- EXERCISE DIRECTIONS
Find every line in the records below that contains the word "this", and copy each such line.

- INPUT RECORDS
• • •

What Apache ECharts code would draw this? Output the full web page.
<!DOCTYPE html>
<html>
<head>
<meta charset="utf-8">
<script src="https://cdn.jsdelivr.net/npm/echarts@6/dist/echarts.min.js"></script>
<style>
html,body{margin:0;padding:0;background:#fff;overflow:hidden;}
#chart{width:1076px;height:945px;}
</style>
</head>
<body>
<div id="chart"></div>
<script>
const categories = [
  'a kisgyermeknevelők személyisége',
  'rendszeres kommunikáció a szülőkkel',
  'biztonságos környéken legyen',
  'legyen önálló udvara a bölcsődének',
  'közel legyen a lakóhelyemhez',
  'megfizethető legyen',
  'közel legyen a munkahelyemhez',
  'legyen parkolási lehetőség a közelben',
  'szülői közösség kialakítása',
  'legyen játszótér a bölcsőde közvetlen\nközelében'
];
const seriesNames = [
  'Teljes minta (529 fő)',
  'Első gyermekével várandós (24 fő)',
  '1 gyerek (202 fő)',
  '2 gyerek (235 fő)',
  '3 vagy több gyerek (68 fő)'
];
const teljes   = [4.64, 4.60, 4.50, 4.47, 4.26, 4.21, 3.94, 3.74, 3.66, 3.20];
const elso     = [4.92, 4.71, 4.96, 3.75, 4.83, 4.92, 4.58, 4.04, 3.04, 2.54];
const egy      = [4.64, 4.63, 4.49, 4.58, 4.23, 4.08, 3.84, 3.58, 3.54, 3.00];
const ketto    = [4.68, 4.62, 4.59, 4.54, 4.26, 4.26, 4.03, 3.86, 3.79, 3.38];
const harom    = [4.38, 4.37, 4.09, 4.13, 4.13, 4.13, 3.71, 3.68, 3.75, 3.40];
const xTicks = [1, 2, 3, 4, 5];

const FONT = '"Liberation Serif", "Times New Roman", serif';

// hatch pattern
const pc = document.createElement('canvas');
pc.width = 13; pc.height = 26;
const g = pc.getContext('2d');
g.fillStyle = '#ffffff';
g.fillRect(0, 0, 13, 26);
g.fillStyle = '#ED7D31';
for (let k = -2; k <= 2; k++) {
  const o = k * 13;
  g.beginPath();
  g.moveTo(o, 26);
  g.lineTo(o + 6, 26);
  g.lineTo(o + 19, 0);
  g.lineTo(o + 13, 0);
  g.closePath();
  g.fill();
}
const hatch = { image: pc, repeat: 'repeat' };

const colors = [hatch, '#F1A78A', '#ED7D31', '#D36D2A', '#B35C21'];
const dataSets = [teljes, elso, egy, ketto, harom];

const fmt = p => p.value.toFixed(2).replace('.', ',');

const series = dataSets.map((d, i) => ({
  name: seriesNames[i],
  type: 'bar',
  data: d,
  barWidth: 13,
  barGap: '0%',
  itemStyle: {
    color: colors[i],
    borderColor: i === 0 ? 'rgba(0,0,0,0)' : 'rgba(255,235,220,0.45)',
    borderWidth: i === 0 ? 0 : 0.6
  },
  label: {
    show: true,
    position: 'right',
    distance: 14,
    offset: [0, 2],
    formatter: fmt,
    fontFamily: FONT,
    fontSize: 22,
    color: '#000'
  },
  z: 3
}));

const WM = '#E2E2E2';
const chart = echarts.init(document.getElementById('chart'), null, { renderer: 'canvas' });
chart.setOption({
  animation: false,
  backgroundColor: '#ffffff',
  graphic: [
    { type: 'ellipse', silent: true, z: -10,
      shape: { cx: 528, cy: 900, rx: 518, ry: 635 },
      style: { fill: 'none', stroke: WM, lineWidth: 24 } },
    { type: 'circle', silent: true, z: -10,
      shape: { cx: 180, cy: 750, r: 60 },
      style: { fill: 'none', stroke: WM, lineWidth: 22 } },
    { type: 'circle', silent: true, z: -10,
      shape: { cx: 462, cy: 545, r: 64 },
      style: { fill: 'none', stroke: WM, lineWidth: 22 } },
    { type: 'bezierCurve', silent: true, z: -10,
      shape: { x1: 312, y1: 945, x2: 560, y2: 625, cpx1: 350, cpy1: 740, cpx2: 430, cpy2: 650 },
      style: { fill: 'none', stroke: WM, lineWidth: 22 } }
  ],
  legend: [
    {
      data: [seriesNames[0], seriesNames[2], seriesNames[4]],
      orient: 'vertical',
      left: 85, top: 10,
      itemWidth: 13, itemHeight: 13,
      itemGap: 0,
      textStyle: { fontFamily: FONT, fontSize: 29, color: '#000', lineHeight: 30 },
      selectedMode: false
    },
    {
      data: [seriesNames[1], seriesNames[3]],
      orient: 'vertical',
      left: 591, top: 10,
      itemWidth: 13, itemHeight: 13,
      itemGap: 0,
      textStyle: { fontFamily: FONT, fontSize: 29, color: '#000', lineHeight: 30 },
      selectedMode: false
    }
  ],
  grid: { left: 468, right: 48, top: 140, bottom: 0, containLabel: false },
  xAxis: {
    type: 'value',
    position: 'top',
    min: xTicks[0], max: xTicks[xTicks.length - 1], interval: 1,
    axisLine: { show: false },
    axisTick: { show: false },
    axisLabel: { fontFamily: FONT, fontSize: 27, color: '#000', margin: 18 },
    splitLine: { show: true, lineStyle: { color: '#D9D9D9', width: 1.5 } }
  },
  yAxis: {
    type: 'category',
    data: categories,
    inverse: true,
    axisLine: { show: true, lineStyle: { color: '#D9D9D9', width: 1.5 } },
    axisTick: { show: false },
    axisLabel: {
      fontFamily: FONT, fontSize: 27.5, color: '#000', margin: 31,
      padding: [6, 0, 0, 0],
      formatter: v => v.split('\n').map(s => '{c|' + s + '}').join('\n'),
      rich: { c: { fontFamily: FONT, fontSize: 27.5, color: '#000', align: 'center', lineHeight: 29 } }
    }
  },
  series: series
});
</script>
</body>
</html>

• • •

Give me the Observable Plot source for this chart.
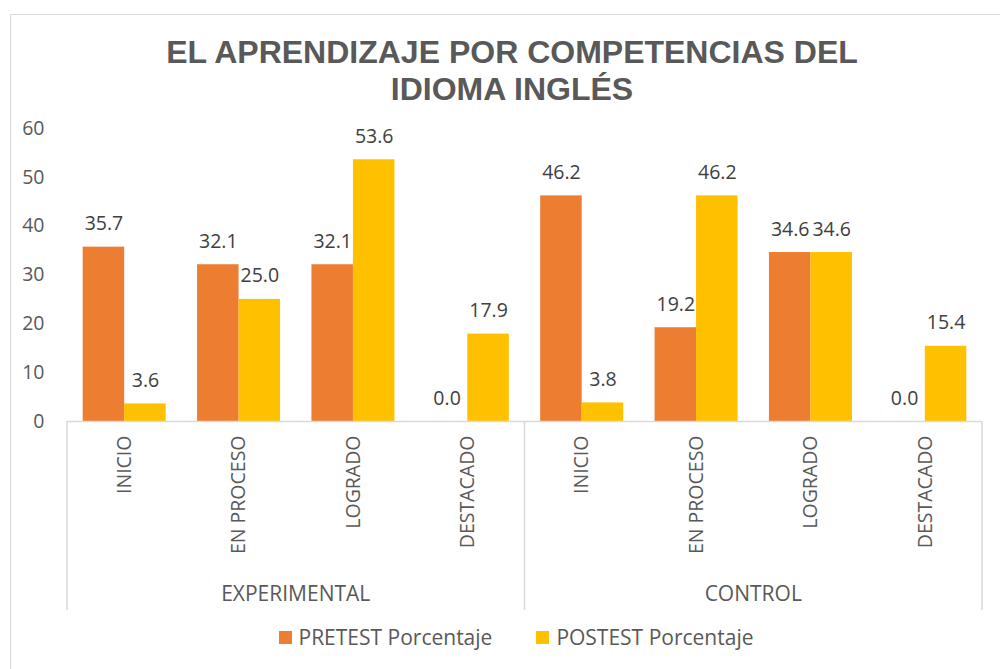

• • •

- THE ANSWER
What Apache ECharts code would draw this? Output the full web page.
Give me the Observable Plot source for this chart.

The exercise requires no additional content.